> WHAT YOU WILL DO
Copy out, exactly and without additions, the lines from the one that contains "Recreate this image" to the one that contains "import * as", both ends included.

Items listed in a dataset

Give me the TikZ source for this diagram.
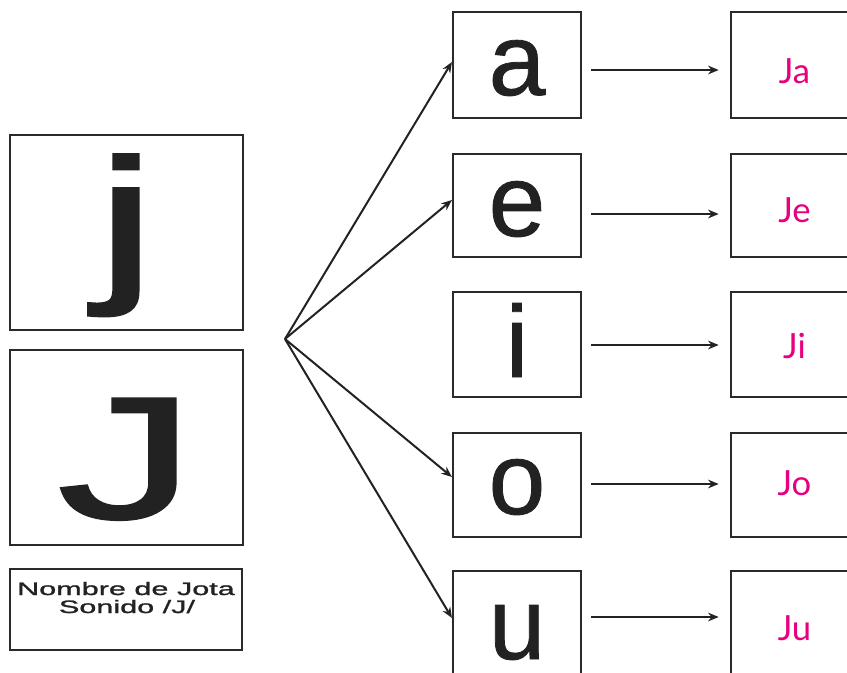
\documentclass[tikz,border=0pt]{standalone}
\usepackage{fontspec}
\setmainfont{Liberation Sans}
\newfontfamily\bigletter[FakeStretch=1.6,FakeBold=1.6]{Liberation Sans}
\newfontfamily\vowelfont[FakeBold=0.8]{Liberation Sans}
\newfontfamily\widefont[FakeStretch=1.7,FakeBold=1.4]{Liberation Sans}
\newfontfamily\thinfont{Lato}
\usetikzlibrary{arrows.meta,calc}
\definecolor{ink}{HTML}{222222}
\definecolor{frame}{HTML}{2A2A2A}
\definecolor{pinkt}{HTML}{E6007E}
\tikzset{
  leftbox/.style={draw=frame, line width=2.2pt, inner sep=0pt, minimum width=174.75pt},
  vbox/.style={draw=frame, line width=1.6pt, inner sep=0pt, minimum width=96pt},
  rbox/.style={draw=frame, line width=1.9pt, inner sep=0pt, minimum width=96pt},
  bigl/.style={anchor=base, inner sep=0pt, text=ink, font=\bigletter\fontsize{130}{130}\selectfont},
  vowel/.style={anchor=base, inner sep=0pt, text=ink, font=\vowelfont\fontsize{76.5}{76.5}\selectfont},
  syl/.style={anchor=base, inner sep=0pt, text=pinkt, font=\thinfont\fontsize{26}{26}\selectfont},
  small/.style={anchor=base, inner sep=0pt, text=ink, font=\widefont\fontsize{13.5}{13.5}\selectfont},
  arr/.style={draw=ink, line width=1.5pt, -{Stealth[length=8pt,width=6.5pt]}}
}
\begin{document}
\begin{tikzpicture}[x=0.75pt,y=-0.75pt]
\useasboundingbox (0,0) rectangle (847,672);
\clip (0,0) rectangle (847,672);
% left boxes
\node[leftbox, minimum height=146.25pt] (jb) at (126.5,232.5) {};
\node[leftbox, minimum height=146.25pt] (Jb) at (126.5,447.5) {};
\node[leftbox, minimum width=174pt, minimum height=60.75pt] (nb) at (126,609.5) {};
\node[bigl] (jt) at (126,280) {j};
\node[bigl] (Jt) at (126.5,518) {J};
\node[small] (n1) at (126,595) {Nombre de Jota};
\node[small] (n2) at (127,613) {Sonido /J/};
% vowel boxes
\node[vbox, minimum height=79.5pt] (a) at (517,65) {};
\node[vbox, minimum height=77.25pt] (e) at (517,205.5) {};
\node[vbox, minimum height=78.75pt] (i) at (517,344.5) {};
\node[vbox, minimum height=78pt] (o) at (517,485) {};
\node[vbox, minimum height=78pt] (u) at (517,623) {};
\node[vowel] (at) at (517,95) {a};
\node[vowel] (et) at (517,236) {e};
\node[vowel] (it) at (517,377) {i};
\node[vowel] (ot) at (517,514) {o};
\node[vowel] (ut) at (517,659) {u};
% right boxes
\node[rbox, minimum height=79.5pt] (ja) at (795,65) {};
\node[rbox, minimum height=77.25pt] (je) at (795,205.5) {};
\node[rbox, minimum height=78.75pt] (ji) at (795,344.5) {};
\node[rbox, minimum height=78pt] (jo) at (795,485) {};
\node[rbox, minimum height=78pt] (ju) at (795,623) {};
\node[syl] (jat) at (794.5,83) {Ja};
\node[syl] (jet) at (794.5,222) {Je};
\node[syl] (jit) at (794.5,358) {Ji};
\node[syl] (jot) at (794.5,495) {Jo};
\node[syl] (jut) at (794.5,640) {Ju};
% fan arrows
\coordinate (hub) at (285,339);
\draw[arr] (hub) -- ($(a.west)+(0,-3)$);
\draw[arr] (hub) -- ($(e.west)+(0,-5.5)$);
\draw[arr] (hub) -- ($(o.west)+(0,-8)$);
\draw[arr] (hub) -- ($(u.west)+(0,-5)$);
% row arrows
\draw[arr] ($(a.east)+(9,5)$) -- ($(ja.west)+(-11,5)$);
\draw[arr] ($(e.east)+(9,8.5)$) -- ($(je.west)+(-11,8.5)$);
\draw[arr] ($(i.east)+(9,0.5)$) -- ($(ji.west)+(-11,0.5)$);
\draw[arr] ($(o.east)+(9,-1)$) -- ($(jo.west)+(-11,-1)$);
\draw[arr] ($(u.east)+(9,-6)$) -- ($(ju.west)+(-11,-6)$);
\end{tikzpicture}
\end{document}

---

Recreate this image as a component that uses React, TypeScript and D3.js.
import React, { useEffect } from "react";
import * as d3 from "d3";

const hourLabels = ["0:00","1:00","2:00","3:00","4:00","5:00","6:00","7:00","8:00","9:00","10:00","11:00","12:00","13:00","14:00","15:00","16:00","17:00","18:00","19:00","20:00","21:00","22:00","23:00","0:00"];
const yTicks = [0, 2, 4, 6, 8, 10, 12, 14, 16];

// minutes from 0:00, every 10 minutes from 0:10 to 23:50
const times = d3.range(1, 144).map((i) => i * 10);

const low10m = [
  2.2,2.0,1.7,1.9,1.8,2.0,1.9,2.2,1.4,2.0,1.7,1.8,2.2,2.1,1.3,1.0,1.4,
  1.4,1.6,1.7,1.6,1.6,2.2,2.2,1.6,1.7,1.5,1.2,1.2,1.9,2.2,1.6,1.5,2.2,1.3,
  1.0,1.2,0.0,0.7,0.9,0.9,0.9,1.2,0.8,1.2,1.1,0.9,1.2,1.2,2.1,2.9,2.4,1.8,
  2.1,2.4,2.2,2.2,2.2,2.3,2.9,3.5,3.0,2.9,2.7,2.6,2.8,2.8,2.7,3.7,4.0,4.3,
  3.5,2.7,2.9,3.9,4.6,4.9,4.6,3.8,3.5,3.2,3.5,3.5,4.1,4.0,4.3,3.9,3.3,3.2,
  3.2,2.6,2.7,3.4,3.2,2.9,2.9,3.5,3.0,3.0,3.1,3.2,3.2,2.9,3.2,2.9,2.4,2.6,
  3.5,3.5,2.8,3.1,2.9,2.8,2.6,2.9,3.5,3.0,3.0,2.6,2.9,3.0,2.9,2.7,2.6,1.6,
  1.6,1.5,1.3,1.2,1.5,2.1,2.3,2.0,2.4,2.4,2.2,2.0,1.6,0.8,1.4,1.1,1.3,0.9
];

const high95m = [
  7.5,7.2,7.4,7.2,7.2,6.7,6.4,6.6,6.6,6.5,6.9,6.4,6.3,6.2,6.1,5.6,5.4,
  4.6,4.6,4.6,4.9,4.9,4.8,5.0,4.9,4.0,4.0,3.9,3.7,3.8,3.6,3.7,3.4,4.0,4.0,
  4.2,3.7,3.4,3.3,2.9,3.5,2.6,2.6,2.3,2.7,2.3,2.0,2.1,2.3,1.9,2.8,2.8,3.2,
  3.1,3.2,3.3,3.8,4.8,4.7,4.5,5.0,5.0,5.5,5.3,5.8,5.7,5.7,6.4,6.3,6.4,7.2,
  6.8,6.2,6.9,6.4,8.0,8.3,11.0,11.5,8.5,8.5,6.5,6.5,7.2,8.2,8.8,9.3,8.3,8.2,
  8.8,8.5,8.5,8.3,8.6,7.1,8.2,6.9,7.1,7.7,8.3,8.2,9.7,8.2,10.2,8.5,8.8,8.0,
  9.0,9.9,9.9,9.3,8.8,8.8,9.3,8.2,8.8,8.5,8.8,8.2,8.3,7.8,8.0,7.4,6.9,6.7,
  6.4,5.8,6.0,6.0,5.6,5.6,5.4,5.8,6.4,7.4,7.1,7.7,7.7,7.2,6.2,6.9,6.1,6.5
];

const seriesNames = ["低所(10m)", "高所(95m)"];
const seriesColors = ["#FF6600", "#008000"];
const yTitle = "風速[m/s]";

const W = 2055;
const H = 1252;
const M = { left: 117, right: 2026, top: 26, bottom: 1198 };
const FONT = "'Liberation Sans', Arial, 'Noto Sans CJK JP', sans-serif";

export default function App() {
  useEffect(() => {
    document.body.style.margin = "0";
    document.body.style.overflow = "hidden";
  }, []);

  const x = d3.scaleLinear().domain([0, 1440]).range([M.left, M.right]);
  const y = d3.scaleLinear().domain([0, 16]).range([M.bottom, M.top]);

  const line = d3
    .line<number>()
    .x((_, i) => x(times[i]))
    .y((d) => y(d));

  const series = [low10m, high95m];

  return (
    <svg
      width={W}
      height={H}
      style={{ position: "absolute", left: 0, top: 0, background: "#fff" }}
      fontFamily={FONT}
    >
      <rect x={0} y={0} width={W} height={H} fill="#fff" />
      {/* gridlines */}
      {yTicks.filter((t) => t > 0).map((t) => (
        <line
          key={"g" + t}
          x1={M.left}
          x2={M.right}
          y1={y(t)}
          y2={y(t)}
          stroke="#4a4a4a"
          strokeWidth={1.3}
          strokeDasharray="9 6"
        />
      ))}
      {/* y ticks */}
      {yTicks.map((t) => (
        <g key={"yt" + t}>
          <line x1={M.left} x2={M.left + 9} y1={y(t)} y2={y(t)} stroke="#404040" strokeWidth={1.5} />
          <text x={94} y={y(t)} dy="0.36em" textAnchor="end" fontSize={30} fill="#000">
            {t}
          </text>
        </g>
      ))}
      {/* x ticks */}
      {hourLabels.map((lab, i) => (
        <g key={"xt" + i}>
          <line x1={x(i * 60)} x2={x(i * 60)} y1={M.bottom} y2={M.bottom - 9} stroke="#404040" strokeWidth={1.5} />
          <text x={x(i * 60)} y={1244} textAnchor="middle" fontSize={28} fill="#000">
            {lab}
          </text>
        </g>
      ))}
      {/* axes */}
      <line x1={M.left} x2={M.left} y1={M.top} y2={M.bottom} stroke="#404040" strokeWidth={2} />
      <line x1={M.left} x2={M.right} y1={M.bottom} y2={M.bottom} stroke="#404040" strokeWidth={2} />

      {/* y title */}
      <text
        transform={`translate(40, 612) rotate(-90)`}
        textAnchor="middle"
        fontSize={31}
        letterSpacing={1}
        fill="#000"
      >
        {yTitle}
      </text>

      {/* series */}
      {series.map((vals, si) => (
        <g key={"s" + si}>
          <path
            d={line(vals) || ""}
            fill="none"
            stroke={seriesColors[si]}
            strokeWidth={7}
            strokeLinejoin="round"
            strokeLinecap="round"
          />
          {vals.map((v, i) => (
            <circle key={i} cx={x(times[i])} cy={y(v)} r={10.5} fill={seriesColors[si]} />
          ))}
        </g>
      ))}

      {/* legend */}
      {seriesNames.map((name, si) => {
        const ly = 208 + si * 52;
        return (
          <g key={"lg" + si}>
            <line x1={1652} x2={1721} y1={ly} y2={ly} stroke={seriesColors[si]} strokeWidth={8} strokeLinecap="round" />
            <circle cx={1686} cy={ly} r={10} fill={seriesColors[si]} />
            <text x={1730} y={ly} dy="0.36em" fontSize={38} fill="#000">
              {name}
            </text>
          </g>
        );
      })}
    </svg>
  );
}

...

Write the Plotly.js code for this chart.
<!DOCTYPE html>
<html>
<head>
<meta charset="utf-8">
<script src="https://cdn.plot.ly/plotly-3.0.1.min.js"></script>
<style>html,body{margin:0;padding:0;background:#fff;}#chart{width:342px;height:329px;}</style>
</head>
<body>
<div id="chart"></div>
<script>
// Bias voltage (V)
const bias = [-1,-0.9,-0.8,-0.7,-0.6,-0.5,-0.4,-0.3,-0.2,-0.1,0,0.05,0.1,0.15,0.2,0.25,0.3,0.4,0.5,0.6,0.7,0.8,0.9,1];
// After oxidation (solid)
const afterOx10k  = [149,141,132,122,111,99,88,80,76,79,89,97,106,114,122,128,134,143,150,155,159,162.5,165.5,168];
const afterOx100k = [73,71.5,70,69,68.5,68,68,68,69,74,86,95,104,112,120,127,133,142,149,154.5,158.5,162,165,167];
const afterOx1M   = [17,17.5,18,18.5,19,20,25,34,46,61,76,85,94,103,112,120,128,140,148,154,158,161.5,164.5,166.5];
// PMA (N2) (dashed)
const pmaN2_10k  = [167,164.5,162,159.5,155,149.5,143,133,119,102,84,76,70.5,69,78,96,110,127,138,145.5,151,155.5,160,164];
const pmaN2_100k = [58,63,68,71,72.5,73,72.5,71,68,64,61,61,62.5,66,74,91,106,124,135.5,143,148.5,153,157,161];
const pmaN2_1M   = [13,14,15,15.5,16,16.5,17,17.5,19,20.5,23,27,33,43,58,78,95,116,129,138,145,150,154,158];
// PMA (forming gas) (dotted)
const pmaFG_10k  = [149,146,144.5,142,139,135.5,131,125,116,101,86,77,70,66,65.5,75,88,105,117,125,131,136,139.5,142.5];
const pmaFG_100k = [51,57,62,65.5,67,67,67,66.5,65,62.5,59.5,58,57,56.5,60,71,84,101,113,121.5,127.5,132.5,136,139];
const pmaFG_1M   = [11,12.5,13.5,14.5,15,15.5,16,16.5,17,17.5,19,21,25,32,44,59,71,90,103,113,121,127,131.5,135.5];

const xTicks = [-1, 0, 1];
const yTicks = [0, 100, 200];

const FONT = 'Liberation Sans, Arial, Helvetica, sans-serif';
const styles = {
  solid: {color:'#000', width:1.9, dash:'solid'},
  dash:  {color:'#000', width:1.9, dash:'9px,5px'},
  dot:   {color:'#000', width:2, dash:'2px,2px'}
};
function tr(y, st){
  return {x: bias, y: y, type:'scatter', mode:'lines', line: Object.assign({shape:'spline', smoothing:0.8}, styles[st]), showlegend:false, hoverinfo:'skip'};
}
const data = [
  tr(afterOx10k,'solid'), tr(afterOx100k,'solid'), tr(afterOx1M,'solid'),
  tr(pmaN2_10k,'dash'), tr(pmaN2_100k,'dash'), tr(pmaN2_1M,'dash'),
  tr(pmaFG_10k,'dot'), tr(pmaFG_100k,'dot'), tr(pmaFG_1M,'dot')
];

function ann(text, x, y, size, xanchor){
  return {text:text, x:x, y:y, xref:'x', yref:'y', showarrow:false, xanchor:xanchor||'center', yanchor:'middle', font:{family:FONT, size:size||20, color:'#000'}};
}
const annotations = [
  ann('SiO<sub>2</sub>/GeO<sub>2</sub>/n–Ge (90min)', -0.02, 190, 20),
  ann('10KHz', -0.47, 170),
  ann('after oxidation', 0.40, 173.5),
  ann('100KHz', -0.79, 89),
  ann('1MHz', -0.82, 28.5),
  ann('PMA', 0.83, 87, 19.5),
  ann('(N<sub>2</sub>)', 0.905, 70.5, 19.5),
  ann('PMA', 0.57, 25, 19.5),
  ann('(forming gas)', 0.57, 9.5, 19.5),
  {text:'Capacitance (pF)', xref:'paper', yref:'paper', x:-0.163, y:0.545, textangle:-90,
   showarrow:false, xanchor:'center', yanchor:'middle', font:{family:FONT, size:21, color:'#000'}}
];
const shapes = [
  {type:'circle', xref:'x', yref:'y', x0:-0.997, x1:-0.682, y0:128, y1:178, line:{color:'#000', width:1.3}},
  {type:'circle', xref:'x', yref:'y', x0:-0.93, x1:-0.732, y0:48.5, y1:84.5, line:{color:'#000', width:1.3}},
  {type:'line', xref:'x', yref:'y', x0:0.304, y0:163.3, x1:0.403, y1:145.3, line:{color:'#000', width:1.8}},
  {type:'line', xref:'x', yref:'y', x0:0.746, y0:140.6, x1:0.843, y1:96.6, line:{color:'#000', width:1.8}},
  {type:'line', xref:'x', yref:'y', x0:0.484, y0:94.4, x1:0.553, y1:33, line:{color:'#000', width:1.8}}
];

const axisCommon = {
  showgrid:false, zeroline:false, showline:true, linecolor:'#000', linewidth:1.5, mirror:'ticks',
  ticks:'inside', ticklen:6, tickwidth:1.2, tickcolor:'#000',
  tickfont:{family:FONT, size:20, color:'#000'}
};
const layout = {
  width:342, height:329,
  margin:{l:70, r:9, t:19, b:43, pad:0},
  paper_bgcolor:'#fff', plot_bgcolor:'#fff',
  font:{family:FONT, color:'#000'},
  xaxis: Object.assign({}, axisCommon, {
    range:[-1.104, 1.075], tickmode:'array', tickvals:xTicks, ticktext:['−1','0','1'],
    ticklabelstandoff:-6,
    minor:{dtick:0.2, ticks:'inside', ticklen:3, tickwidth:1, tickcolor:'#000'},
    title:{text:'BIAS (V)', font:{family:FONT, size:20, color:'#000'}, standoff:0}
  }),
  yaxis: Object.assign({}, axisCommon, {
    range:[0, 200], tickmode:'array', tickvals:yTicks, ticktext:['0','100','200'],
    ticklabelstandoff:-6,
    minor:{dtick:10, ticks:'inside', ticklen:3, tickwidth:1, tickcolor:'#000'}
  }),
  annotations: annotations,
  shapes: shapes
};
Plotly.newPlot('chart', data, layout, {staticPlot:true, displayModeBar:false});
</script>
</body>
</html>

> CORRECT OUTPUT
Recreate this image as a component that uses React, TypeScript and D3.js.
import React, { useEffect } from "react";
import * as d3 from "d3";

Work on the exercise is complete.